Note that the above procedure assumes that all participants are using random values of the same length and are using the same hash function which they've all previously agreed on.


The validity of this algorithm relies on each participant committing to a random value before knowing the random values of the other participants.

Thus, there are a few attacks which might be possible in some special situations:

If the hash function is very weak, then one participant can publish a hash which corresponds to multiple random values. After the record stage, the participant can then use the weak hash function to infer the random value the other participants used to generate their hash. Finally at the reveal stage, the participant can choose one of the multiple corresponding random values which produces the best result for them.

If the number of bits used for the random values is very small, then one participant can build a dictionary mapping the hashes to the values. When it's time for them to reveal their hash, the participant can wait for all the other participants to reveal their hash values, look at all the other participants' hash values, figure out their random values using the dictionary, figure out the best random value to use for themselves and reveal the hash of that.

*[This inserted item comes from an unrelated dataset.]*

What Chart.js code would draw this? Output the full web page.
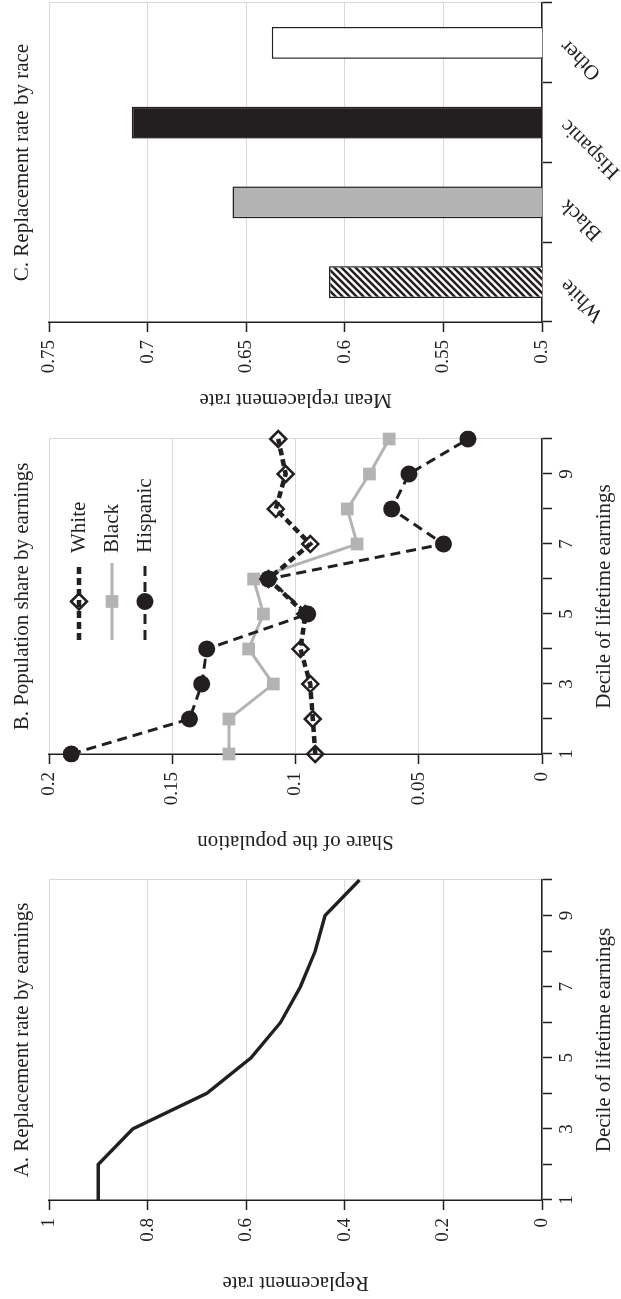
<!DOCTYPE html>
<html>
<head>
<meta charset="utf-8">
<script src="https://cdn.jsdelivr.net/npm/chart.js@4.4.1/dist/chart.umd.min.js"></script>
<style>
  html, body { margin: 0; padding: 0; background: #fff; overflow: hidden; }
  /* the figure is laid out landscape, then turned a quarter turn counter-clockwise */
  #page {
    position: absolute; left: 0; top: 0;
    width: 1299px; height: 621px;
    transform-origin: 0 0;
    transform: translateY(1299px) rotate(-90deg);
  }
  #page canvas { position: absolute; top: 0; }
</style>
</head>
<body>
<div id="page">
  <canvas id="chartA" width="430" height="621" style="left:0px"></canvas>
  <canvas id="chartB" width="430" height="621" style="left:441px"></canvas>
  <canvas id="chartC" width="416" height="621" style="left:883px"></canvas>
</div>
<script>
const deciles = [1, 2, 3, 4, 5, 6, 7, 8, 9, 10];
const replacementRate = [0.90, 0.90, 0.83, 0.68, 0.59, 0.53, 0.49, 0.46, 0.44, 0.37];

const shareWhite = [0.092, 0.093, 0.094, 0.098, 0.096, 0.111, 0.094, 0.108, 0.104, 0.107];
const shareBlack = [0.127, 0.127, 0.109, 0.119, 0.113, 0.117, 0.075, 0.079, 0.070, 0.062];
const shareHispanic = [0.191, 0.143, 0.138, 0.136, 0.095, 0.111, 0.040, 0.061, 0.054, 0.030];

const races = ["White", "Black", "Hispanic", "Other"];
const meanReplacement = [0.608, 0.657, 0.708, 0.637];

const ink = "#231f20";
const gray = "#b3b3b3";
const gridGray = "#d9d9d9";
const serif = "Liberation Serif";

Chart.defaults.font.family = serif;
Chart.defaults.color = ink;

/* Panel title, centred over the plot area */
const panelTitle = {
  id: "panelTitle",
  afterDraw(chart, args, opts) {
    const { ctx, chartArea } = chart;
    ctx.save();
    ctx.font = "21px '" + serif + "'";
    ctx.fillStyle = ink;
    ctx.textAlign = "center";
    ctx.textBaseline = "middle";
    ctx.fillText(opts.text, (chartArea.left + chartArea.right) / 2, 22);
    ctx.restore();
  }
};

/* Legend inside panel B: line sample with marker */
function drawMarker(ctx, ds, x, y) {
  const r = ds.pointRadius;
  ctx.beginPath();
  if (ds.pointStyle === "circle") {
    ctx.arc(x, y, r, 0, Math.PI * 2);
  } else if (ds.pointStyle === "rect") {
    const h = r * Math.SQRT1_2;
    ctx.rect(x - h, y - h, 2 * h, 2 * h);
  } else {
    ctx.moveTo(x, y - r); ctx.lineTo(x + r, y); ctx.lineTo(x, y + r); ctx.lineTo(x - r, y);
    ctx.closePath();
  }
  ctx.fillStyle = ds.pointBackgroundColor;
  ctx.fill();
  if (ds.pointBorderWidth > 0) {
    ctx.lineWidth = ds.pointBorderWidth;
    ctx.strokeStyle = ds.pointBorderColor;
    ctx.stroke();
  }
}

const seriesLegend = {
  id: "seriesLegend",
  afterDraw(chart, args, opts) {
    if (!opts.show) return;
    const { ctx, chartArea } = chart;
    chart.data.datasets.forEach((ds, i) => {
      const y = chartArea.top + 30 + i * 33;
      const x0 = chartArea.left + 114, x1 = chartArea.left + 191;
      ctx.save();
      ctx.strokeStyle = ds.borderColor;
      ctx.lineWidth = ds.borderWidth;
      ctx.setLineDash(ds.borderDash || []);
      ctx.beginPath();
      ctx.moveTo(x0, y);
      ctx.lineTo(x1, y);
      ctx.stroke();
      ctx.setLineDash([]);
      drawMarker(ctx, ds, (x0 + x1) / 2, y);
      ctx.fillStyle = ink;
      ctx.font = "21px '" + serif + "'";
      ctx.textBaseline = "middle";
      ctx.fillText(ds.label, chartArea.left + 201, y);
      ctx.restore();
    });
  }
};

function valueAxis(min, max, step, title, width) {
  return {
    min: min, max: max,
    ticks: {
      stepSize: step, padding: 8, color: ink,
      font: { family: serif, size: 19 },
      callback: v => String(+v.toFixed(2))
    },
    grid: { color: gridGray, lineWidth: 1, tickLength: 10, tickColor: ink, tickWidth: 1.5 },
    border: { color: ink, width: 1.5 },
    title: {
      display: true, text: title, color: ink,
      font: { family: serif, size: 21 },
      padding: { top: 4, bottom: 0 }
    },
    afterFit: s => { s.width = width; }
  };
}

function decileAxis() {
  return {
    type: "category",
    ticks: {
      autoSkip: false, maxRotation: 0, padding: 4, color: ink,
      font: { family: serif, size: 19 },
      callback: (v, i) => (deciles[i] % 2 === 1 ? String(deciles[i]) : "")
    },
    grid: {
      color: c => (c.index === deciles.length - 1 ? gridGray : "rgba(0,0,0,0)"),
      tickLength: 10, tickColor: ink, tickWidth: 1.5
    },
    border: { color: ink, width: 1.5 },
    title: {
      display: true, text: "Decile of lifetime earnings", color: ink,
      font: { family: serif, size: 21 },
      padding: { top: 0, bottom: 4 }
    },
    afterFit: s => { s.height = 79; }
  };
}

/* A. Replacement rate by earnings */
new Chart(document.getElementById("chartA"), {
  type: "line",
  data: {
    labels: deciles,
    datasets: [{
      label: "Replacement rate",
      data: replacementRate,
      borderColor: ink,
      borderWidth: 3.4,
      pointRadius: 0,
      tension: 0
    }]
  },
  options: {
    responsive: false,
    animation: false,
    layout: { padding: { left: 0, right: 11, top: 49, bottom: 0 } },
    scales: {
      x: decileAxis(),
      y: valueAxis(0, 1, 0.2, "Replacement rate", 99)
    },
    plugins: {
      legend: { display: false },
      tooltip: { enabled: false },
      panelTitle: { text: "A. Replacement rate by earnings" },
      seriesLegend: { show: false }
    }
  },
  plugins: [panelTitle, seriesLegend]
});

/* B. Population share by earnings */
new Chart(document.getElementById("chartB"), {
  type: "line",
  data: {
    labels: deciles,
    datasets: [
      {
        label: "White",
        data: shareWhite,
        borderColor: ink,
        borderWidth: 4.5,
        borderDash: [7, 4],
        tension: 0,
        pointStyle: "rectRot",
        pointRadius: 8,
        pointBorderWidth: 2.5,
        pointBorderColor: ink,
        pointBackgroundColor: "rgba(255,255,255,0)",
        order: 2
      },
      {
        label: "Black",
        data: shareBlack,
        borderColor: gray,
        borderWidth: 3,
        tension: 0,
        pointStyle: "rect",
        pointRadius: 9,
        pointBorderWidth: 0,
        pointBorderColor: gray,
        pointBackgroundColor: gray,
        order: 3
      },
      {
        label: "Hispanic",
        data: shareHispanic,
        borderColor: ink,
        borderWidth: 3,
        borderDash: [10, 6],
        tension: 0,
        pointStyle: "circle",
        pointRadius: 8.5,
        pointBorderWidth: 0,
        pointBorderColor: ink,
        pointBackgroundColor: ink,
        order: 1
      }
    ]
  },
  options: {
    responsive: false,
    animation: false,
    layout: { padding: { left: 0, right: 11, top: 49, bottom: 0 } },
    scales: {
      x: decileAxis(),
      y: valueAxis(0, 0.2, 0.05, "Share of the population", 104)
    },
    plugins: {
      legend: { display: false },
      tooltip: { enabled: false },
      panelTitle: { text: "B. Population share by earnings" },
      seriesLegend: { show: true }
    }
  },
  plugins: [panelTitle, seriesLegend]
});

/* C. Replacement rate by race */
const canvasC = document.getElementById("chartC");
function makeHatch(target) {
  const s = 7;
  const tile = document.createElement("canvas");
  tile.width = s; tile.height = s;
  const g = tile.getContext("2d");
  g.fillStyle = "#fff";
  g.fillRect(0, 0, s, s);
  g.strokeStyle = ink;
  g.lineWidth = 2.5;
  g.beginPath();
  g.moveTo(0, s); g.lineTo(s, 0);
  g.moveTo(-s / 2, s / 2); g.lineTo(s / 2, -s / 2);
  g.moveTo(s / 2, s * 1.5); g.lineTo(s * 1.5, s / 2);
  g.stroke();
  return target.getContext("2d").createPattern(tile, "repeat");
}

new Chart(canvasC, {
  type: "bar",
  data: {
    labels: races,
    datasets: [{
      label: "Mean replacement rate",
      data: meanReplacement,
      backgroundColor: [makeHatch(canvasC), gray, ink, "#ffffff"],
      borderColor: ink,
      borderWidth: 1.5,
      barPercentage: 0.4,
      categoryPercentage: 1
    }]
  },
  options: {
    responsive: false,
    animation: false,
    layout: { padding: { left: 0, right: 3, top: 49, bottom: 0 } },
    scales: {
      x: {
        type: "category",
        offset: true,
        ticks: {
          autoSkip: false, minRotation: 45, maxRotation: 45, padding: 3, color: ink,
          font: { family: serif, size: 21 }
        },
        grid: {
          offset: true,
          color: c => (c.type === "tick" ? "rgba(0,0,0,0)" : gridGray),
          tickLength: 10, tickColor: ink, tickWidth: 1.5
        },
        border: { color: ink, width: 1.5 },
        afterFit: s => { s.height = 79; }
      },
      y: valueAxis(0.5, 0.75, 0.05, "Mean replacement rate", 94)
    },
    plugins: {
      legend: { display: false },
      tooltip: { enabled: false },
      panelTitle: { text: "C. Replacement rate by race" },
      seriesLegend: { show: false }
    }
  },
  plugins: [panelTitle, seriesLegend]
});
</script>
</body>
</html>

If the random generator used is very weak, then one participant can predict the random values generated by the other participants and create their own random value such that it produces a desired random value when combined with the other values.

One participant can also hack the other participants, such that he would see the random values of the other participants as they're generated and then generate its own random value based on those. In practice, this is a bit complicated, since the attacker would need to hack all other participants.

Finally, the participants may coordinate with each other to produce a particular random value. The difficulty here is that all participants needs to be part of this coordination. This technique can be made easier if combined with the hacking technique above. This technique can be made more difficult, if there are many participants.